I am so revolted by the behavior of Nate Kushner that I can't even look at the plagiarist at this point.

Ms K.'s conversations with Kushner only reveal that she must really have either subpar intelligence or some type of mental issue--how could anyone not read an essay they will turn in? You need to be way too foolish, or really high on something, to engage in that kind of behavior. If makes me wonder what the hell is this girl thinking or going through?

For some strange reason, however, I find myself a lot more angered by Nate than by the dumb student, and I think Nate should be punished as well. He is so self-righteous as to broadcast the girl's name, school and the entire situation, then proclaim he had to teach "the bitch" a lesson, as she didn't know she was messing with a "comedy writer"? As if a third tier comedy writer was something to be proud of?!!

How about a lesson for himself, too?
For this, I found KL's list quite appropriate (6 posts up) and I quote him:

1) He engaged in plagiarism himself.
2) He engaged in entrapment: purposefully using texts which would trigger suspicion, and embedding obscenities for an additional thrill.
3) His purpose was not to bring justice (to have her expelled), but to have her humiliated. He explicitly stated he had no intention of turning her in.
4) He was willing to accept money for services he promised and had no intention of providing. That it was criminal in origin is no excuse. He should not have accepted an offer he knew to be criminal in nature. He stated he was not in it for the money. Irrelevant. He still negotiated a price, and demanded payment from her.
5) He used the whole scandal as a way to draw readers to a site: He has some sort of performance he is advertising, and stated explicitly that the traffic from the "prank" would help with publicity.
6) He was completely manipulative throughout, reveling in her anxieties, and seeking to provoke more by stringing her along on numerous occasions during negotiations and after the scandal broke.
7) Exploitation: He got off on it, wanting to, even after the scandal broke, humiliate her more by keeping her on-line and typing so that he could share it with his now very wide readership. He says this just before admitting that he did feel sorry for her, and for the amount of harassment his outing brought to her.

How exactly is someone teaching a lesson when his behavior is by far surpassing the behavior of the initial offender, both in legal and ethical violations? Great lesson, Kushner, both for her, and for yourself. And he is the 'college grad' of the story.

Nate Kushner should be brought to justice and prosecuted. How more stupid can he get, writing his full name along with his list of crimes for everyone to see?

It seems that in his trying to punish the student, he had no choice but to drag himself through the mud, ending up with a big lesson for himself, too.


All a big joke folks. Laura K. Krishna, at India CC wants to know about "Hindu". How much more obvious could it be. (Although if it were true it would be cool.)


Keep reading the threads. He changed her name and the name of her school after speaking with her and her mother.

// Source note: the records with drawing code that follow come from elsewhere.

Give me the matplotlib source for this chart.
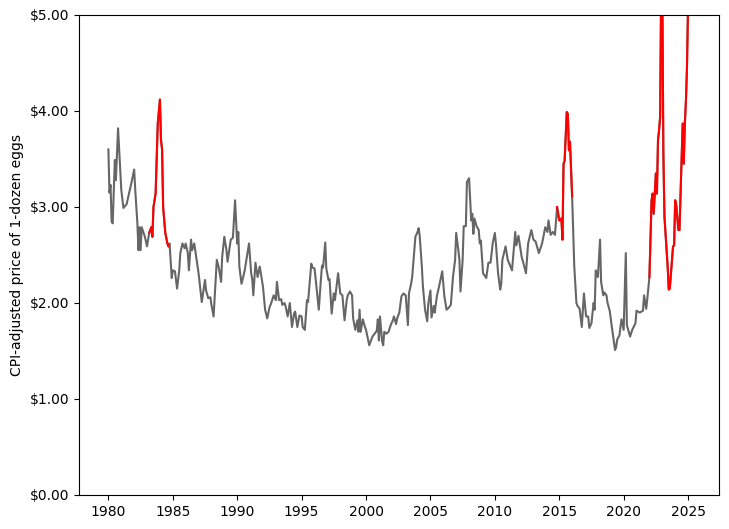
import numpy as np
import matplotlib
matplotlib.use("Agg")
import matplotlib.pyplot as plt
from matplotlib.ticker import StrMethodFormatter

# monthly CPI-adjusted egg prices
months = [
    "1980-01", "1980-02", "1980-03", "1980-04", "1980-05", "1980-07", "1980-08", "1980-10",
    "1981-01", "1981-03", "1981-06", "1981-09", "1981-11",
    "1982-01", "1982-02", "1982-04", "1982-05", "1982-06", "1982-07", "1982-08", "1982-11",
    "1983-01", "1983-03", "1983-05", "1983-06", "1983-07", "1983-09", "1983-11",
    "1984-01", "1984-02", "1984-03", "1984-04", "1984-06", "1984-08", "1984-09", "1984-10", "1984-12",
    "1985-01", "1985-03", "1985-05", "1985-07", "1985-08", "1985-10", "1985-12",
    "1986-01", "1986-03", "1986-04", "1986-06", "1986-07", "1986-09",
    "1987-01", "1987-02", "1987-04", "1987-07", "1987-08", "1987-10", "1987-12",
    "1988-01", "1988-03", "1988-06", "1988-08", "1988-10", "1988-11",
    "1989-01", "1989-03", "1989-04", "1989-07", "1989-09", "1989-11",
    "1990-01", "1990-02", "1990-03", "1990-05", "1990-07", "1990-08", "1990-10", "1990-12",
    "1991-02", "1991-03", "1991-04", "1991-06", "1991-08", "1991-10",
    "1992-01", "1992-03", "1992-05", "1992-07", "1992-09", "1992-11",
    "1993-01", "1993-02", "1993-04", "1993-06", "1993-07", "1993-09", "1993-10", "1993-12",
    "1994-02", "1994-04", "1994-06", "1994-07", "1994-09", "1994-11",
    "1995-01", "1995-02", "1995-04", "1995-06", "1995-07", "1995-10", "1995-11",
    "1996-01", "1996-02", "1996-05", "1996-07", "1996-08", "1996-09", "1996-11", "1996-12",
    "1997-02", "1997-03", "1997-05", "1997-07", "1997-08", "1997-11",
    "1998-01", "1998-03", "1998-05", "1998-07", "1998-08", "1998-10", "1998-12",
    "1999-01", "1999-03", "1999-05", "1999-06", "1999-07", "1999-08", "1999-10", "1999-12",
    "2000-01", "2000-04", "2000-07", "2000-09", "2000-11", "2000-12",
    "2001-01", "2001-02", "2001-04", "2001-05", "2001-06", "2001-08", "2001-10", "2001-12",
    "2002-02", "2002-03", "2002-05", "2002-06", "2002-08", "2002-10", "2002-12",
    "2003-02", "2003-04", "2003-05", "2003-07", "2003-08", "2003-11",
    "2004-01", "2004-02", "2004-03", "2004-05", "2004-06", "2004-08", "2004-10", "2004-11",
    "2005-01", "2005-02", "2005-04", "2005-05", "2005-07", "2005-09", "2005-12",
    "2006-02", "2006-04", "2006-06", "2006-08", "2006-10", "2006-12",
    "2007-01", "2007-03", "2007-04", "2007-05", "2007-07", "2007-08", "2007-10", "2007-11",
    "2008-01", "2008-03", "2008-04", "2008-05", "2008-06", "2008-08", "2008-10", "2008-11", "2008-12",
    "2009-02", "2009-05", "2009-07", "2009-09", "2009-11",
    "2010-01", "2010-02", "2010-04", "2010-06", "2010-07", "2010-08", "2010-11",
    "2011-01", "2011-05", "2011-08", "2011-09", "2011-11",
    "2012-02", "2012-04", "2012-06", "2012-08", "2012-11",
    "2013-01", "2013-03", "2013-06", "2013-09", "2013-12",
    "2014-02", "2014-03", "2014-05", "2014-07", "2014-09", "2014-11",
    "2015-01", "2015-03", "2015-04", "2015-05", "2015-06", "2015-08", "2015-09", "2015-10", "2015-11",
    "2016-01", "2016-02", "2016-03", "2016-05", "2016-06", "2016-08", "2016-10", "2016-12",
    "2017-02", "2017-04", "2017-05", "2017-07", "2017-09", "2017-10", "2017-11",
    "2018-01", "2018-03", "2018-04", "2018-06", "2018-07", "2018-09", "2018-10", "2018-12",
    "2019-02", "2019-05", "2019-06", "2019-07", "2019-09", "2019-11",
    "2020-01", "2020-03", "2020-04", "2020-07", "2020-09", "2020-12",
    "2021-01", "2021-04", "2021-07", "2021-08", "2021-10", "2021-11",
    "2022-01", "2022-03", "2022-04", "2022-05", "2022-07", "2022-08", "2022-09", "2022-10", "2022-11", "2022-12",
    "2023-01", "2023-02", "2023-03", "2023-06", "2023-07", "2023-08", "2023-11", "2023-12",
    "2024-01", "2024-02", "2024-04", "2024-05", "2024-06", "2024-08", "2024-09", "2024-10", "2024-11", "2024-12",
    "2025-01", "2025-02", "2025-03",
]

prices = [
    3.60, 3.15, 3.23, 2.85, 2.83, 3.49, 3.28, 3.82,
    3.18, 2.99, 3.03, 3.18, 3.28,
    3.39, 3.18, 2.83, 2.55, 2.79, 2.55, 2.79, 2.69,
    2.59, 2.73, 2.79, 2.69, 3.00, 3.14, 3.87,
    4.12, 3.70, 3.60, 3.00, 2.73, 2.62, 2.59, 2.62, 2.26,
    2.34, 2.33, 2.15, 2.34, 2.52, 2.62, 2.57,
    2.62, 2.52, 2.34, 2.66, 2.55, 2.62,
    2.31, 2.21, 2.01, 2.24, 2.13, 2.05, 2.06,
    1.98, 1.86, 2.45, 2.36, 2.22, 2.48,
    2.69, 2.55, 2.43, 2.66, 2.68, 3.07,
    2.62, 2.74, 2.38, 2.20, 2.29, 2.34, 2.48, 2.62,
    2.31, 2.25, 2.08, 2.42, 2.27, 2.38,
    2.17, 1.93, 1.84, 1.95, 2.01, 2.08,
    2.03, 2.22, 2.03, 2.04, 1.98, 2.00, 1.97, 1.86,
    2.00, 1.75, 1.89, 1.91, 1.75, 1.87,
    1.86, 1.75, 1.72, 2.03, 2.01, 2.41, 2.37,
    2.36, 2.26, 1.93, 2.25, 2.39, 2.37, 2.63, 2.36,
    2.24, 2.25, 1.89, 2.10, 2.03, 2.31,
    2.10, 2.08, 1.82, 2.03, 2.08, 2.12, 2.08,
    1.84, 1.72, 1.82, 1.70, 1.93, 1.70, 1.83, 1.75,
    1.72, 1.56, 1.65, 1.68, 1.71, 1.83,
    1.61, 1.86, 1.60, 1.56, 1.70, 1.68, 1.70, 1.77,
    1.82, 1.86, 1.78, 1.84, 1.90, 2.07, 2.10,
    2.08, 1.77, 2.10, 2.20, 2.27, 2.69,
    2.74, 2.78, 2.70, 2.38, 2.17, 1.93, 1.81, 1.99,
    2.13, 1.85, 1.97, 1.90, 2.07, 2.17, 2.33,
    2.07, 1.93, 1.95, 1.98, 2.27, 2.45,
    2.73, 2.55, 2.45, 2.12, 2.45, 2.80, 2.80, 3.26,
    3.30, 2.86, 2.93, 2.72, 2.88, 2.80, 2.76, 2.62, 2.65,
    2.31, 2.26, 2.42, 2.42, 2.62,
    2.73, 2.62, 2.31, 2.14, 2.20, 2.45, 2.59,
    2.45, 2.34, 2.74, 2.60, 2.70,
    2.48, 2.40, 2.31, 2.62, 2.76,
    2.66, 2.64, 2.52, 2.62, 2.79,
    2.74, 2.86, 2.71, 2.74, 2.71, 3.00,
    2.86, 2.88, 2.66, 3.45, 3.48, 3.99, 3.97, 3.59, 3.68,
    3.11, 2.73, 2.38, 2.00, 1.97, 1.94, 1.75, 2.10,
    1.86, 1.86, 1.74, 1.79, 2.00, 1.93, 2.34,
    2.27, 2.66, 2.22, 2.08, 2.11, 2.08, 2.00, 1.92,
    1.75, 1.51, 1.54, 1.62, 1.66, 1.83,
    1.72, 2.52, 1.77, 1.65, 1.72, 1.79,
    1.92, 1.90, 1.92, 2.08, 1.94, 2.04,
    2.27, 3.07, 3.14, 2.93, 3.35, 3.14, 3.70, 3.80, 3.94, 5.40,
    5.30, 3.55, 2.90, 2.38, 2.14, 2.15, 2.59, 2.60,
    3.07, 3.02, 2.76, 2.76, 3.14, 3.87, 3.45, 3.87, 4.10, 4.46,
    5.10, 5.90, 6.20,
]

# bird-flu outbreak periods drawn in red
outbreaks = [("1983-03", "1984-09"), ("2014-11", "2016-01"), ("2022-01", "2025-03")]


def to_year(m):
    y, mo = m.split("-")
    return int(y) + (int(mo) - 1) / 12


x = np.array([to_year(m) for m in months])
y = np.array(prices)

fig = plt.figure(figsize=(7.29, 5.29), dpi=100)
ax = fig.add_axes([79.3 / 729, 34 / 529, 640 / 729, 480 / 529])

ax.plot(x, y, color="#666666", linewidth=1.5)
for start, end in outbreaks:
    mask = (x >= to_year(start)) & (x <= to_year(end))
    ax.plot(x[mask], y[mask], color="red", linewidth=1.5)

ax.set_ylim(0, 5)
ax.set_xlim(x[0] - 0.05 * (x[-1] - x[0]), x[-1] + 0.05 * (x[-1] - x[0]))
ax.set_xticks(range(1980, 2026, 5))
ax.yaxis.set_major_formatter(StrMethodFormatter("${x:.2f}"))
ax.set_ylabel("CPI-adjusted price of 1-dozen eggs")

fig.savefig("out.png", dpi=100)
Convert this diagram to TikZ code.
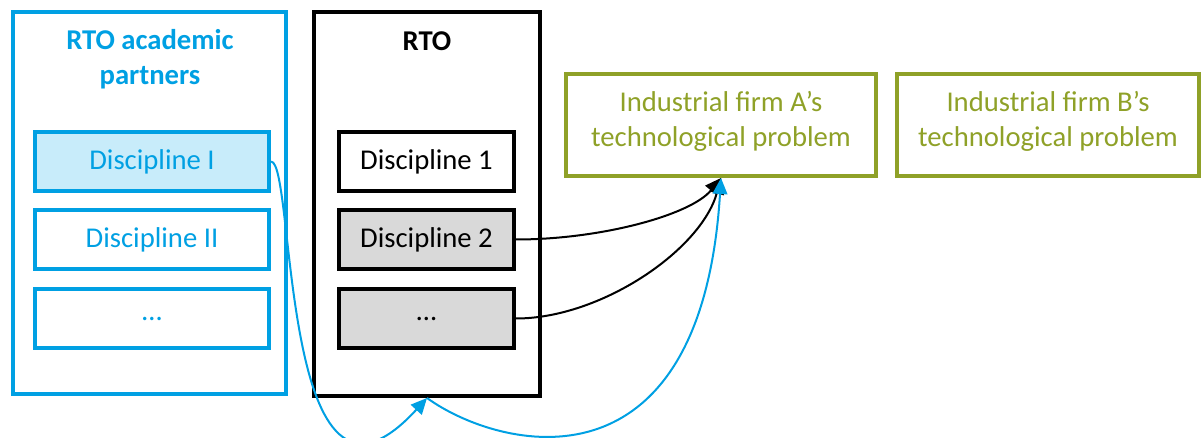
\documentclass[tikz,border=0pt]{standalone}
\usepackage{fontspec}
\setmainfont{Carlito}
\usepackage{xcolor}
\usetikzlibrary{positioning,arrows.meta}

\definecolor{rtoblue}{RGB}{0,160,227}
\definecolor{lightblue}{RGB}{200,236,250}
\definecolor{firmgreen}{RGB}{143,161,40}
\definecolor{boxgrey}{RGB}{217,217,217}

\begin{document}
\fontsize{21.5}{26}\selectfont
\begin{tikzpicture}[x=0.75pt, y=-0.75pt,
	box/.style={rectangle, draw, line width=3pt, inner sep=0, align=center},
	link/.style={line width=1.5pt, -{Triangle[length=12pt, width=11pt]}}]
\useasboundingbox (0,0) rectangle (1203,438);
% the two columns
\node[box, rtoblue, minimum width=204.75pt, minimum height=286.5pt] at(149.5,203) (partners) {};
\node[box, minimum width=169.5pt, minimum height=288pt] at(427,204) (rto) {};
\node[rtoblue, font=\bfseries, align=center] at(150,59) (ptitle) {RTO academic\\partners};
\node[font=\bfseries] at(427,41) (rtitle) {RTO};
\foreach \n/\y/\t/\f in {1/161.5/{Discipline I}/lightblue, 2/239.5/{Discipline II}/white, 3/318.5/{\dots}/white} {
	\node[box, rtoblue, fill=\f, minimum width=175.5pt, minimum height=44.25pt] at(152,\y) (p\n) {\t};
};
\foreach \n/\y/\t/\f in {1/161.5/{Discipline 1}/white, 2/239.5/{Discipline 2}/boxgrey, 3/318.5/{\dots}/boxgrey} {
	\node[box, fill=\f, minimum width=131.25pt, minimum height=44.25pt] at(426.5,\y) (d\n) {\t};
};
% firms
\node[box, firmgreen, minimum width=232.5pt, minimum height=76.5pt, text depth=9pt] at(721,125) (firma) {Industrial firm A’s\\technological problem};
\node[box, firmgreen, minimum width=226.5pt, minimum height=76.5pt, text depth=9pt] at(1048,125) (firmb) {Industrial firm B’s\\technological problem};
\draw[link] (d2.east) .. controls +(85,0) and +(-30,37) .. (firma.south);
\draw[link] (d3.east) .. controls +(85,0) and +(-20,72) .. (firma.south);
\draw[link, rtoblue] (p1.east) .. controls +(25,0) and +(-148,162) .. (rto.south);
\draw[link, rtoblue] (rto.south) .. controls +(72,52) and +(-20,322) .. (firma.south);
\end{tikzpicture}
\end{document}
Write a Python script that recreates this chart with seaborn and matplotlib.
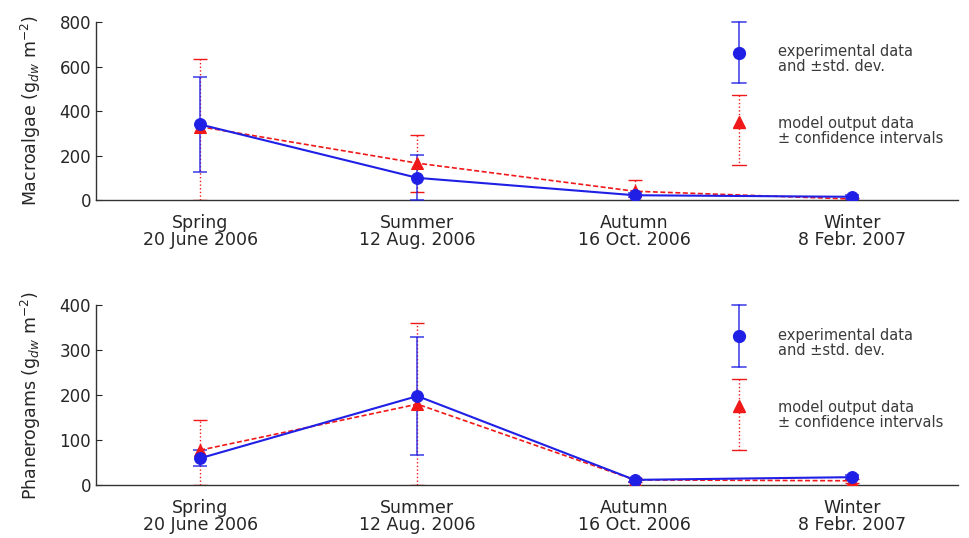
import numpy as np
import pandas as pd
import matplotlib
matplotlib.use("Agg")
import matplotlib.pyplot as plt
import seaborn as sns

# Sampling campaigns
seasons = ["Spring\n20 June 2006", "Summer\n12 Aug. 2006", "Autumn\n16 Oct. 2006", "Winter\n8 Febr. 2007"]

# Macroalgae biomass (g_dw m^-2)
macro_exp = [340, 100, 22, 15]
macro_exp_sd = [215, 105, 10, 8]
macro_mod = [330, 166, 40, 5]
macro_mod_lo = [330, 128, 40, 5]
macro_mod_hi = [305, 128, 50, 5]

# Phanerogams biomass (g_dw m^-2)
phan_exp = [60, 198, 12, 18]
phan_exp_sd = [18, 131, 4, 5]
phan_mod = [78, 180, 12, 10]
phan_mod_lo = [78, 180, 4, 4]
phan_mod_hi = [66, 180, 4, 4]

BLUE = "#1f1fe6"
RED = "#f01818"
TXT = "#262626"

sns.set_style("ticks")
plt.rcParams["font.family"] = ["DejaVu Sans"]

fig = plt.figure(figsize=(9.69, 5.38), dpi=100)
ax1 = fig.add_axes([0.099, 0.628, 0.890, 0.331])
ax2 = fig.add_axes([0.099, 0.098, 0.890, 0.335])


def draw_panel(ax, exp, exp_sd, mod, mod_lo, mod_hi, ymax, ystep, ylabel):
    x = np.arange(len(seasons))
    df = pd.DataFrame({"x": x, "exp": exp, "mod": mod})

    # blue bars clipped at zero like in the original
    lo_e = np.minimum(np.array(exp_sd), np.array(exp))
    eb = ax.errorbar(x, mod, yerr=[mod_lo, mod_hi], fmt="none", ecolor=RED,
                     elinewidth=1.0, capsize=5, capthick=1.0, zorder=2)
    eb[2][0].set_linestyle(":")
    ax.errorbar(x, exp, yerr=[lo_e, exp_sd], fmt="none", ecolor=BLUE,
                elinewidth=1.3, capsize=5, capthick=1.3, alpha=0.75, zorder=3)

    sns.lineplot(data=df, x="x", y="mod", ax=ax, color=RED, linestyle=(0, (3, 1.5)),
                 linewidth=1.2, marker="^", markersize=8.5, markeredgecolor=RED, zorder=4)
    sns.lineplot(data=df, x="x", y="exp", ax=ax, color=BLUE, linewidth=1.5,
                 marker="o", markersize=8.5, markeredgecolor=BLUE, zorder=5)

    ax.set_xlim(-0.48, 3.49)
    ax.set_ylim(0, ymax)
    ax.set_yticks(np.arange(0, ymax + 1, ystep))
    ax.set_xticks(x)
    ax.set_xticklabels(seasons, fontsize=12.5, color=TXT, linespacing=0.95)
    ax.tick_params(axis="x", length=0, pad=10)
    ax.tick_params(axis="y", direction="in", length=4, labelsize=12, colors=TXT)
    ax.set_xlabel("")
    ax.set_ylabel(ylabel, fontsize=12.5, color=TXT, labelpad=12)
    sns.despine(ax=ax)
    for s in ["left", "bottom"]:
        ax.spines[s].set_color("#333333")
        ax.spines[s].set_linewidth(1.0)

    # legend glyphs drawn as vertical error bars, like the original
    tr = ax.transAxes
    gx = 0.746
    ax.plot([gx, gx], [1.0, 0.655], color=BLUE, lw=1.3, alpha=0.75, transform=tr, clip_on=False)
    for yy in [1.0, 0.655]:
        ax.plot([gx - 0.008, gx + 0.008], [yy, yy], color=BLUE, lw=1.3, alpha=0.75,
                transform=tr, clip_on=False)
    ax.plot([gx], [0.826], marker="o", color=BLUE, ms=8.5, transform=tr, clip_on=False)
    ax.plot([gx, gx], [0.59, 0.197], color=RED, lw=1.0, ls=":", transform=tr, clip_on=False)
    for yy in [0.59, 0.197]:
        ax.plot([gx - 0.008, gx + 0.008], [yy, yy], color=RED, lw=1.0, transform=tr, clip_on=False)
    ax.plot([gx], [0.44], marker="^", color=RED, ms=8.5, transform=tr, clip_on=False)
    ax.text(0.791, 0.79, "experimental data\nand \u00b1std. dev.", transform=tr,
            fontsize=10.5, color="#3a3a3a", va="center", ha="left", linespacing=1.0)
    ax.text(0.791, 0.39, "model output data\n\u00b1 confidence intervals", transform=tr,
            fontsize=10.5, color="#3a3a3a", va="center", ha="left", linespacing=1.0)


draw_panel(ax1, macro_exp, macro_exp_sd, macro_mod, macro_mod_lo, macro_mod_hi, 800, 200,
           "Macroalgae (g$_{dw}$ m$^{-2}$)")
draw_panel(ax2, phan_exp, phan_exp_sd, phan_mod, phan_mod_lo, phan_mod_hi, 400, 100,
           "Phanerogams (g$_{dw}$ m$^{-2}$)")

fig.savefig("out.png", dpi=100)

Um...made this twerp a public figure? No. Understand this folks: plagiarism is stealing, something outside the law. It is also a violation of copyright law - you know, those pesky federal laws designed from the very inception of the US to protect you from intellectual theft (and to encourage creativity)? If you get a bloody parking ticket, you are considered a lawbreaker and your name shows up the police log in the paper. Court records are generally public records too. So, if you break the laws of the land (not to mention ethical standards), you should get what you deserve. To quote the sage: Stupid should hurt!


There's no defending this woman. No sirree.


There is no defending the stupid fucking idiot who roams under the name Nate Kushner either... no sirree.

As if fraud, lies and deceit are OK to overcome fraud lies and deceit!